Obituary: John G Mitchell

John Mitchell, 1929-2015

John Mitchell, 1929-2015

Dad chose his friend and colleague Rev Wes Blakey to write his obituary for the Methodist Conference. The family is thankful to Wes for performing this service and for allowing us to publish it on the blog. I’ve done so today, because it would have been Dad’s 86th birthday.

JOHN GORDON MITCHELL was born in Greenock, Renfrewshire, on 3rd July 1929, the eldest of four children of John and Annie, and baptized in the Church of Scotland where he attended Sunday School and the Life Boys. In war-time he went with school friends to Salvation Army and played baritone and trombone in Junior Band and later went with one of his sisters to the Junior Christian Endeavour in Roxburgh Street Methodist Church.

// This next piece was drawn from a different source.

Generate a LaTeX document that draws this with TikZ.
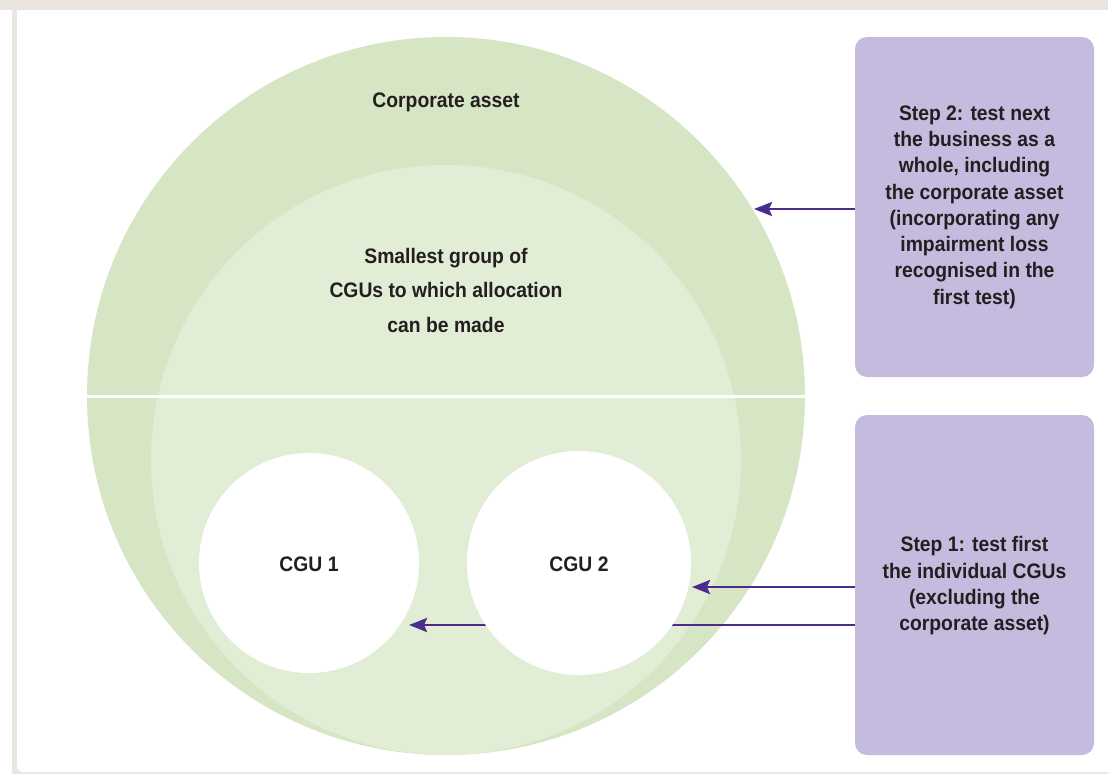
\documentclass[tikz,border=0pt]{standalone}
\usepackage{fontspec}
\setmainfont{Liberation Sans}
\newfontfamily\cond[FakeStretch=0.92]{Liberation Sans}
\usetikzlibrary{arrows.meta}
\definecolor{frame}{HTML}{EAE5DF}
\definecolor{biggreen}{HTML}{D6E6C4}
\definecolor{innergreen}{HTML}{E2EDD6}
\definecolor{lav}{HTML}{C4BBDE}
\definecolor{arr}{HTML}{4B2C8E}
\definecolor{txt}{HTML}{231F20}
\tikzset{
  lbl/.style={font=\cond\bfseries\fontsize{21}{26.3}\selectfont, text=txt, align=center},
  circlbl/.style={font=\cond\bfseries\fontsize{21}{34.5}\selectfont, text=txt, align=center},
  stepbox/.style={fill=lav, rounded corners=12pt, minimum width=239pt, minimum height=340pt, inner sep=0pt},
  cgu/.style={circle, fill=white, inner sep=0pt},
  conn/.style={draw=arr, line width=2.8pt, -{Stealth[length=18pt, width=14pt, inset=3pt]}}
}
\begin{document}
\begin{tikzpicture}[x=1pt,y=-1pt]
\useasboundingbox (0,0) rectangle (1108,774);
% frame
\fill[frame] (0,0) rectangle (1108,10);
\fill[frame] (12,10) rectangle (1108,774);
\fill[white] (17,10) -- (1120,10) -- (1120,772) -- (23,772) arc[start angle=270, end angle=180, radius=6pt] -- cycle;
% circles
\node[circle, fill=biggreen, minimum size=718pt, inner sep=0pt] (big) at (446,396) {};
\node[circle, fill=innergreen, minimum size=590pt, inner sep=0pt] (inner) at (446,460) {};
\draw[white, line width=3pt] (big.west) -- (big.east);
\node[lbl] (corp) at (446,102) {Corporate asset};
\node[circlbl] (small) at (446,290) {Smallest group of\\CGUs to which allocation\\can be made};
% boxes
\node[stepbox] (step2) at (974.5,207) {};
\node[lbl] (step2t) at (974.5,207) {Step 2: test next\\the business as a\\whole, including\\the corporate asset\\(incorporating any\\impairment loss\\recognised in the\\first test)};
\node[stepbox] (step1) at (974.5,585) {};
\node[lbl] (step1t) at (974.5,586) {Step 1: test first\\the individual CGUs\\(excluding the\\corporate asset)};
% CGU 1
\node[cgu, minimum size=220pt] (cgu1) at (309,563) {};
\node[lbl] (cgu1t) at (309,564) {CGU 1};
% connectors
\coordinate (s2a) at (step2.west |- 0,209);
\coordinate (t2a) at (754,209);
\draw[conn] (s2a) -- (t2a);
\coordinate (s1b) at (step1.west |- 0,625);
\coordinate (t1b) at (409,625);
\draw[conn] (s1b) -- (t1b);
% CGU 2 on top of the lower connector
\node[cgu, minimum size=224pt] (cgu2) at (579,563) {};
\node[lbl] (cgu2t) at (579,564) {CGU 2};
\coordinate (s1a) at (step1.west |- 0,587);
\coordinate (t1a) at (692,587);
\draw[conn] (s1a) -- (t1a);
\end{tikzpicture}
\end{document}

His time at the Methodist Church had a profound influence upon John, where he became a member of the Sunday School, Youth Fellowship, and Lance Corporal in the Boys Brigade leading a regular Bible Class in the latter. Here, the ministry of Rev Ivor Seeley was a huge influence upon the young John.

On John’s 14th birthday he left school and began work for meagre wages and long hours on a farm in Kilmalcolm, which left no time for church or much else. Two years later he returned home and eventually gained an engineering apprenticeship. He was able then to return to Roxburgh Street Church where he was immediately welcomed back and was active again in Youth Club, Youth Fellowship and became Sunday School Superintendent.

Following a call to preach he became Fully Accredited in 1949 and then went on to answer a call to ordained ministry and, when accepted in 1950, began his studies at Wesley College Headingley.

John’s love of sport continued through his 3 years of college, becoming the football team’s goalkeeper, and in 3rd year he was team captain and General Sports Secretary.

During his candidating process a friendship grew between John and Chris, who was a member at Ardgowan Methodist Church, Greenock but, as was the custom then, marriage had to wait until August 1956 after ordination. That began a strong and loving partnership of mutual support which enriched John’s ministry in every respect.

John served in North of Scotland Mission 1953-56; Haltwhistle 1956-62; Sunderland North 1962-68; Newcastle Mission 1968-73 ; Consett 1973-80. In the latter two he served as superintendent and in 1980 was appointed as Chairman of Newcastle upon Tyne District. During these years he held many District and Connexional roles ~ both Assistant Synod Secretary and then Synod Secretary; and both times of the Methodist Conference being held in Newcastle in his ministry he was very involved as Assistant Secretary then Chairman of the Arrangements Committee.

John and Chris’s daughters Anabel and Elspeth were both born in Haltwhistle, and ultimately they were to introduce sons-in-law John and Winston and then granddaughters Harriet and Cassie; he took great delight in them all, each adding a joyous dimension to his life.

Above all else, John was an excellent pastor, always approachable and, no matter how busy he was, he made time for people. He was blessed with an astonishingly good memory for names and details about people, and in any gathering – Church, Circuit or District – he consequently knew the people with whom he was meeting and could tell almost to the minute when some ministers were going to sneak out of Synod, thinking they had missed his eye. Sometimes a conversation with them in the following days would kindly remind them that he knew!

His preparation for meetings was immaculate, and always began with prepared devotions that were thoughtful, helpful and set the right spirit for that which lay ahead, many of which he recorded in his book First on The Agenda which inspired many of his peers and those he ‘took under his wing’. Throughout his ministry, his administration and business acumen enhanced each meeting and led the church wisely and well.

John’s leading of worship and preaching was inspirational and never skirted around thorny issues, even his rocking backwards and forwards on his toes and using some lesser known Scottish phrases, endeared him more to his congregations and made his words even more memorable. When he decided he would not lead public worship any longer he started to write his blog, where his pearls of wisdom and rich experiences continued to inspire.

Throughout all he was a great ecumenist, working well with church leaders to bring about better understanding and closer working between denominations. As a District Chairman he made a huge contribution to the Connexional scene in many ways, but always stressed he was a minister of the people and that was paramount.

A man of many parts, who loved and was loved by his family; respected and admired by his colleagues for his support, which was second to none, and his immense quiet wisdom.

Tidy to the last, he died on the last day of the quarter having finished his blog, the last post in a trilogy, between watching the Scottish and English Cup finals on TV the day before. He died on 31st May 2015 in the eighty-sixth year of his age and the sixty-second year of his ministry.